+++ DATA IN THIS EXERCISE

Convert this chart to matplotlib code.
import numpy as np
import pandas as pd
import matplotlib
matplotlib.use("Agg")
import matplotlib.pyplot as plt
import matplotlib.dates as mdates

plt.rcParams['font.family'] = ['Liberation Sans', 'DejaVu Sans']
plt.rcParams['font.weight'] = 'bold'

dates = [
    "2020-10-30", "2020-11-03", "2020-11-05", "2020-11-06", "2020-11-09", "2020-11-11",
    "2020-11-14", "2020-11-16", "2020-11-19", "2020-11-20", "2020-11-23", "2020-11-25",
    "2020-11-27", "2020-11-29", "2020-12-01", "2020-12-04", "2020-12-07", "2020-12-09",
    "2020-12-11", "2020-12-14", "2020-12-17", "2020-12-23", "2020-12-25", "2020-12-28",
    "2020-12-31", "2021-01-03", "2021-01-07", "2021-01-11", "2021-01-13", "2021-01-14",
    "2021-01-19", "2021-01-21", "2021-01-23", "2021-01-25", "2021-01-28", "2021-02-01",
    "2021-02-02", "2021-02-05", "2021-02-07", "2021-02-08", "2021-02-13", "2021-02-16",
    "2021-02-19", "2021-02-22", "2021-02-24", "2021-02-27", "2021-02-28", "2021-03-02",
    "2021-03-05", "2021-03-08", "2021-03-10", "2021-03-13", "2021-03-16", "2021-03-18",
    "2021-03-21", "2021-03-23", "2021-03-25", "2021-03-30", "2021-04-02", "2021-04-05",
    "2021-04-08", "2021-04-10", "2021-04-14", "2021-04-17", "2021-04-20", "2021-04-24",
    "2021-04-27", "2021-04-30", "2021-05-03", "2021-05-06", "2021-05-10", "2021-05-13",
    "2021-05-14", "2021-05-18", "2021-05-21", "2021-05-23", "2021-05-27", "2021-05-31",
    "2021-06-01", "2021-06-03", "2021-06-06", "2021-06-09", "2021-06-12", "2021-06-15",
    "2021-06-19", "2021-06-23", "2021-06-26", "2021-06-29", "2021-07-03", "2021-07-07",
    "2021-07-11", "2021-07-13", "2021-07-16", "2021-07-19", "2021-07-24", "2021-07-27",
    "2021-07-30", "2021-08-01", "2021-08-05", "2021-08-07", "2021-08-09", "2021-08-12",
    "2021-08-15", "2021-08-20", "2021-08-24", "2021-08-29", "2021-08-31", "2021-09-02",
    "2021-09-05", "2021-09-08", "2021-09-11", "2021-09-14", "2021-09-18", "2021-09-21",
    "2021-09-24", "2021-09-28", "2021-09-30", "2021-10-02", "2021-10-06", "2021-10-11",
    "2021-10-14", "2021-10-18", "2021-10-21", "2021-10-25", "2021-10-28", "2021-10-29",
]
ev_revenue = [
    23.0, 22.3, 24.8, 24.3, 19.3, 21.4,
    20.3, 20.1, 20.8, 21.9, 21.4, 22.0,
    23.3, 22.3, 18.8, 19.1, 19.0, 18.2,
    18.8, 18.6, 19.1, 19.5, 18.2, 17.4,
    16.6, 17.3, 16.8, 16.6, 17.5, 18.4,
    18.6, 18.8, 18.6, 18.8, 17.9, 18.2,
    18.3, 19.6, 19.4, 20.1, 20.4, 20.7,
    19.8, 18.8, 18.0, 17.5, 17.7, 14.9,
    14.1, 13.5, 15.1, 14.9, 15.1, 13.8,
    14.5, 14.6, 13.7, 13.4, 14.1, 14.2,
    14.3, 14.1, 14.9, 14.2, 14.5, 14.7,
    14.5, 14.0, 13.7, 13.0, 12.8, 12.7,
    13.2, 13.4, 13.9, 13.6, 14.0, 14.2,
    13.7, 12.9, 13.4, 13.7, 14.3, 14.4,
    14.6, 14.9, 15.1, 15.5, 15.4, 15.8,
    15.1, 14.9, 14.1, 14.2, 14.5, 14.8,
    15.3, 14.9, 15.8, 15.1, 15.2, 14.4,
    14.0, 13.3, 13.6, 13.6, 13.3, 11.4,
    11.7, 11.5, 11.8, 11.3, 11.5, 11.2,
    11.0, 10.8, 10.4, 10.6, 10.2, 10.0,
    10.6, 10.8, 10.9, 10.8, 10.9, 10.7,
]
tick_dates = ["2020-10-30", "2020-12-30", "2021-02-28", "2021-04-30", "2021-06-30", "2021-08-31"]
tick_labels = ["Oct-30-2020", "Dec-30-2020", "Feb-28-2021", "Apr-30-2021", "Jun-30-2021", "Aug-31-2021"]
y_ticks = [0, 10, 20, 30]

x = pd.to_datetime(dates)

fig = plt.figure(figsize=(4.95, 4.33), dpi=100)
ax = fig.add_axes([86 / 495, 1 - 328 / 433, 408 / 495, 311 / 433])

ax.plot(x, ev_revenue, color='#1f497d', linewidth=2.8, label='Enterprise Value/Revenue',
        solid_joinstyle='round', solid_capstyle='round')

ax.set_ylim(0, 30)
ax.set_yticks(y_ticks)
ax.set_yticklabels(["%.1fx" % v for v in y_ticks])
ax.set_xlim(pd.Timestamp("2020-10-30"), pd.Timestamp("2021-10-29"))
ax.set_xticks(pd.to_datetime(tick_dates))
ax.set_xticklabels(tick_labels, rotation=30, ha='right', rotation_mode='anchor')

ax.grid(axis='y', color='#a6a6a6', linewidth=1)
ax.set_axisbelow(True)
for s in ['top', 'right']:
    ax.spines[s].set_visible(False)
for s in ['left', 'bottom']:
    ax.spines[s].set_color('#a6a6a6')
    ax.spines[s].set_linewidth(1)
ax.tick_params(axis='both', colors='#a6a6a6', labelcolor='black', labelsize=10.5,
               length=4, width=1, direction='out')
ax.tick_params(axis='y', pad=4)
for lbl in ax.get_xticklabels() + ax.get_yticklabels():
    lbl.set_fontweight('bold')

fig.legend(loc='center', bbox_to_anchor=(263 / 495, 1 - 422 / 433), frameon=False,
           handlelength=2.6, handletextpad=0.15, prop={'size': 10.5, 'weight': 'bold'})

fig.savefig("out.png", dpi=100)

++++++
+++ DATA IN THIS EXERCISE

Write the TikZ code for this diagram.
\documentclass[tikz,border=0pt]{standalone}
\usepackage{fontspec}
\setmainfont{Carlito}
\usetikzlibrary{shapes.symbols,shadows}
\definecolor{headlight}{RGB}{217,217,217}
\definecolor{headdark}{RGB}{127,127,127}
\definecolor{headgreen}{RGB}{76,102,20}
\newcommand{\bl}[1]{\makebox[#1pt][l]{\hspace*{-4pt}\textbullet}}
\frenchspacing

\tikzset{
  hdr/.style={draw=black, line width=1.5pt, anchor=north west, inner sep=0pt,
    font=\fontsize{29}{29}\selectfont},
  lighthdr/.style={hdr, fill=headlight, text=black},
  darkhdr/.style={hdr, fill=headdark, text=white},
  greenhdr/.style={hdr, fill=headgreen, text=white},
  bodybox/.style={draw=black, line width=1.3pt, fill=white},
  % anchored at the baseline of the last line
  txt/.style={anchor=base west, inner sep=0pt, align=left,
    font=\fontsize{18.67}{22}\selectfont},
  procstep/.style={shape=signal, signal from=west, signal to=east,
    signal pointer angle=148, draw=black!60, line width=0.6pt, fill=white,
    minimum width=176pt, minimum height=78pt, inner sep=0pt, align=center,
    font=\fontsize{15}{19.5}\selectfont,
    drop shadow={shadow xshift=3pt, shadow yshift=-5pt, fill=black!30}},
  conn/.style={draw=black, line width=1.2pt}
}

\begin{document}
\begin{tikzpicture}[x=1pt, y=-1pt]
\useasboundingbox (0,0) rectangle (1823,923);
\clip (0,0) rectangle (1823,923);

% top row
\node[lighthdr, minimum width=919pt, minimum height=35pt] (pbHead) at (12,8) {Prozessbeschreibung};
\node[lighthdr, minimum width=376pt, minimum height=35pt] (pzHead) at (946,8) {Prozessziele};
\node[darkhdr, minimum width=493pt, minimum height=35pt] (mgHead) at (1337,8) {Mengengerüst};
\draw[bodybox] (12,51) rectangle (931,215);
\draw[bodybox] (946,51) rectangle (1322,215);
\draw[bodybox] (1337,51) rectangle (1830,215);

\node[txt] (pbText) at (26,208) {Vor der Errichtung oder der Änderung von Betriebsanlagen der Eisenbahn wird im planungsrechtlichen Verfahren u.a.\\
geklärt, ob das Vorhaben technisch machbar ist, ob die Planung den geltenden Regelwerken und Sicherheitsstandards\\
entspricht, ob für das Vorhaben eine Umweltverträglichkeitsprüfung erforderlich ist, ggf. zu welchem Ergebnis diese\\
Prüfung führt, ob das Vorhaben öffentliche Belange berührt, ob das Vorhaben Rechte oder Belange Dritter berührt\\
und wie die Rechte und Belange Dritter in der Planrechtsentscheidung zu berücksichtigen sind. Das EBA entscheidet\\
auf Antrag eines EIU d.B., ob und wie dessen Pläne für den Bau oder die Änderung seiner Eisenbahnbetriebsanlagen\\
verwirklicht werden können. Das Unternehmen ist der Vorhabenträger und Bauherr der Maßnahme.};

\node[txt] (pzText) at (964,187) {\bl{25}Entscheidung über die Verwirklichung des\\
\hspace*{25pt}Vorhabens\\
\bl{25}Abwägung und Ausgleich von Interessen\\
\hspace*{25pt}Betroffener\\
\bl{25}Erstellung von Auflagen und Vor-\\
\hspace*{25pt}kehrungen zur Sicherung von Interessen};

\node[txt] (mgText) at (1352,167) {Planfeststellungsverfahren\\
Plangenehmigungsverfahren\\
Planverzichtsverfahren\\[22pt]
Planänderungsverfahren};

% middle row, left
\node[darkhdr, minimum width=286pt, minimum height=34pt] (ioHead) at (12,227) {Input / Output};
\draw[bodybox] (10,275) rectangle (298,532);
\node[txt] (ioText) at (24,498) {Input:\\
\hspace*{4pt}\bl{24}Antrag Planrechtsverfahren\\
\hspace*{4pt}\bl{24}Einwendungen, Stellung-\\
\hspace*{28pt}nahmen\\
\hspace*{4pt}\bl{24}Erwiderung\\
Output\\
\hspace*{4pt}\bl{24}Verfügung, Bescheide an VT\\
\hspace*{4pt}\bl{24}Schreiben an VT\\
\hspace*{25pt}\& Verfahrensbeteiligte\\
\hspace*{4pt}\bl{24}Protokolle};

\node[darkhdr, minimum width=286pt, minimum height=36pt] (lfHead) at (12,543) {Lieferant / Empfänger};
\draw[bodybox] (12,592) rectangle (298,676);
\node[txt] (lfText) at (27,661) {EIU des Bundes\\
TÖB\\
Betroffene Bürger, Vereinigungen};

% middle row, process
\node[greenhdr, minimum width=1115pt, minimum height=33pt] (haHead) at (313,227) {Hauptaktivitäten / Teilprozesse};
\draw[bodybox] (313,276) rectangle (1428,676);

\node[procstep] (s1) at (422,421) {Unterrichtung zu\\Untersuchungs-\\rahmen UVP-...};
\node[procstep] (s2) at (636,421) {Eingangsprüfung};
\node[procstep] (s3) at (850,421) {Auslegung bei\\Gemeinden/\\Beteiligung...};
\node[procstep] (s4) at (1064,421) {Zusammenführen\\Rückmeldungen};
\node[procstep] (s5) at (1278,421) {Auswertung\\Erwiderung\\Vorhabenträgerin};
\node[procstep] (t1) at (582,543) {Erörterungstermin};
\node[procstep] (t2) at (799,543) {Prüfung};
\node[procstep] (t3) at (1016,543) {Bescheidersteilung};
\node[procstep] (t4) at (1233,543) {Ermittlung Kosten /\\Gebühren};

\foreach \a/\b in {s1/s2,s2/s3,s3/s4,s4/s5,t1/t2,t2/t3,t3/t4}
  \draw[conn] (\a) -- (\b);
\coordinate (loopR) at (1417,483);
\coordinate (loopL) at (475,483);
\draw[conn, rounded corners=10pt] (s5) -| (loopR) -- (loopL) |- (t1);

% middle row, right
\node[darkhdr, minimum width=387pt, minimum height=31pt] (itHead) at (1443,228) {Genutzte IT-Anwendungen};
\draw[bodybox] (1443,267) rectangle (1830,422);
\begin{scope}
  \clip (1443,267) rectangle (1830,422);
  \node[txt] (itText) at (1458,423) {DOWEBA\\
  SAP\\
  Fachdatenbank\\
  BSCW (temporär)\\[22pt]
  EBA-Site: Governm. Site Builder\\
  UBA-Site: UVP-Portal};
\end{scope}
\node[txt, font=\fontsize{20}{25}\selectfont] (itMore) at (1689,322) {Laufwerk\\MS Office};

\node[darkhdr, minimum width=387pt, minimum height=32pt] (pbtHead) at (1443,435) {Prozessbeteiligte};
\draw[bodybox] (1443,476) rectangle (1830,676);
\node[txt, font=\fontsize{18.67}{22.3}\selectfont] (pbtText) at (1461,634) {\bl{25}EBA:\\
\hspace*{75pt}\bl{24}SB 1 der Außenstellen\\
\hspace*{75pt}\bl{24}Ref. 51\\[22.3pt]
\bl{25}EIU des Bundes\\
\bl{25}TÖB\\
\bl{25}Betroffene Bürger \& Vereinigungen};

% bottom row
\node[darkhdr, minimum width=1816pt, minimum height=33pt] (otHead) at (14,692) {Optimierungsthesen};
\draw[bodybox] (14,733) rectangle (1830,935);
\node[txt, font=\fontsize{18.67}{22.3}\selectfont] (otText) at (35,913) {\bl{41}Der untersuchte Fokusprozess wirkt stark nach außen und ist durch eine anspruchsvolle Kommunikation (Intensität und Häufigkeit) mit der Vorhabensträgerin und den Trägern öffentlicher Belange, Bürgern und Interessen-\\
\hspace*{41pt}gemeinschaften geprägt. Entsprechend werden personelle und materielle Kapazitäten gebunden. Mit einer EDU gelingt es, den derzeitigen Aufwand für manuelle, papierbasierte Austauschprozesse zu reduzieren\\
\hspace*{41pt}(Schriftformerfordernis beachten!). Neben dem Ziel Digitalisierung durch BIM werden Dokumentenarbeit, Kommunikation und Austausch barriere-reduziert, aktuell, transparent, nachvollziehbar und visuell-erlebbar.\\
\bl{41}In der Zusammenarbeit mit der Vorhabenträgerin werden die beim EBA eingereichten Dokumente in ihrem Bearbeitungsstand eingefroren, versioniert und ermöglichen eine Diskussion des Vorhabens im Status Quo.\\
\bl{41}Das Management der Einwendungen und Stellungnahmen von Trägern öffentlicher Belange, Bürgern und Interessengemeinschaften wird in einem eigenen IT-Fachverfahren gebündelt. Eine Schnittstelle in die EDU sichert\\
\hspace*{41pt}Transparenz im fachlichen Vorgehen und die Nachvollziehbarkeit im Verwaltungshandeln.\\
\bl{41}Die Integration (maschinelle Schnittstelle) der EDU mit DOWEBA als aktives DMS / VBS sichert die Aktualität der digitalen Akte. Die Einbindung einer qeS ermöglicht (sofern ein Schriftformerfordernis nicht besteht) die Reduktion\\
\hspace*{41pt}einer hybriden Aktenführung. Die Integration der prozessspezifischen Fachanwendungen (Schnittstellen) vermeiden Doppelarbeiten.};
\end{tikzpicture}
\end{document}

++++++

* WHAT YOU NEED TO DO *
Copy verbatim the line that contains "Convert this chart to matplotlib code.", the line that contains "plt.rcParams['font.weight'] = 'bold'", and all lines between them.

* REPLY *
Convert this chart to matplotlib code.
import numpy as np
import pandas as pd
import matplotlib
matplotlib.use("Agg")
import matplotlib.pyplot as plt
import matplotlib.dates as mdates

plt.rcParams['font.family'] = ['Liberation Sans', 'DejaVu Sans']
plt.rcParams['font.weight'] = 'bold'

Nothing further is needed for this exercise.